# What the task requires
Copy exactly, and only, the lines below from the first through the one containing "import seaborn as sns", both included; pictures are omitted.

# Provided material

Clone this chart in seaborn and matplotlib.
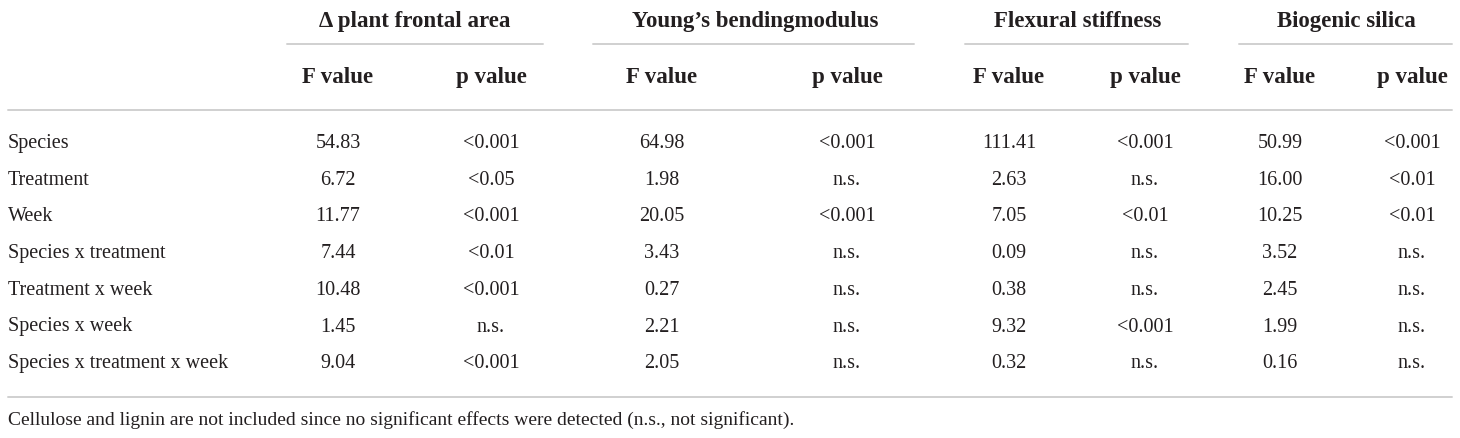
import matplotlib
matplotlib.use("Agg")
import matplotlib.pyplot as plt
import seaborn as sns

# table content
groups = ["\u0394 plant frontal area", "Young\u2019s bendingmodulus", "Flexural stiffness", "Biogenic silica"]
effects = ["Species", "Treatment", "Week", "Species x treatment", "Treatment x week",
           "Species x week", "Species x treatment x week"]
f_area = ["54.83", "6.72", "11.77", "7.44", "10.48", "1.45", "9.04"]
p_area = ["<0.001", "<0.05", "<0.001", "<0.01", "<0.001", "n.s.", "<0.001"]
f_young = ["64.98", "1.98", "20.05", "3.43", "0.27", "2.21", "2.05"]
p_young = ["<0.001", "n.s.", "<0.001", "n.s.", "n.s.", "n.s.", "n.s."]
f_flex = ["111.41", "2.63", "7.05", "0.09", "0.38", "9.32", "0.32"]
p_flex = ["<0.001", "n.s.", "<0.01", "n.s.", "n.s.", "<0.001", "n.s."]
f_silica = ["50.99", "16.00", "10.25", "3.52", "2.45", "1.99", "0.16"]
p_silica = ["<0.001", "<0.01", "<0.01", "n.s.", "n.s.", "n.s.", "n.s."]
footnote = "Cellulose and lignin are not included since no significant effects were detected (n.s., not significant)."

columns = [(f_area, p_area), (f_young, p_young), (f_flex, p_flex), (f_silica, p_silica)]

# layout (pixel coords)
f_x = [338, 662, 1009, 1280]
p_x = [491, 847, 1145, 1412]
group_x = [415, 755, 1078, 1346]
group_lines = [(287, 543), (593, 914), (965, 1188), (1239, 1452)]
row_y0, row_step = 148, 36.7

sns.set_theme(style="white")
plt.rcParams["font.family"] = ["Liberation Serif", "DejaVu Serif"]

txt = "#231f20"
rule = "#d0d0d0"

fig = plt.figure(figsize=(14.6, 4.38), dpi=100)
ax = fig.add_axes([0, 0, 1, 1])
ax.set_xlim(0, 1460)
ax.set_ylim(438, 0)
ax.axis("off")

for g, gx, (x0, x1) in zip(groups, group_x, group_lines):
    ax.text(gx, 27, g, ha="center", va="baseline", fontsize=16.5, fontweight="bold", color=txt)
    ax.plot([x0, x1], [44, 44], color=rule, lw=1.4)

for fx, px in zip(f_x, p_x):
    ax.text(fx, 83, "F value", ha="center", va="baseline", fontsize=16.5, fontweight="bold", color=txt)
    ax.text(px, 83, "p value", ha="center", va="baseline", fontsize=16.5, fontweight="bold", color=txt)

ax.plot([8, 1452], [110, 110], color=rule, lw=1.4)

for i, eff in enumerate(effects):
    y = row_y0 + i * row_step
    ax.text(8, y, eff, ha="left", va="baseline", fontsize=14.5, color=txt)
    for (fv, pv), fx, px in zip(columns, f_x, p_x):
        ax.text(fx, y, fv[i], ha="center", va="baseline", fontsize=14.5, color=txt)
        ax.text(px, y, pv[i], ha="center", va="baseline", fontsize=14.5, color=txt)

ax.plot([8, 1452], [397, 397], color=rule, lw=1.4)
ax.text(8, 425, footnote, ha="left", va="baseline", fontsize=14, color=txt)

fig.savefig("out.png", dpi=100, facecolor="white")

# Response
Clone this chart in seaborn and matplotlib.
import matplotlib
matplotlib.use("Agg")
import matplotlib.pyplot as plt
import seaborn as sns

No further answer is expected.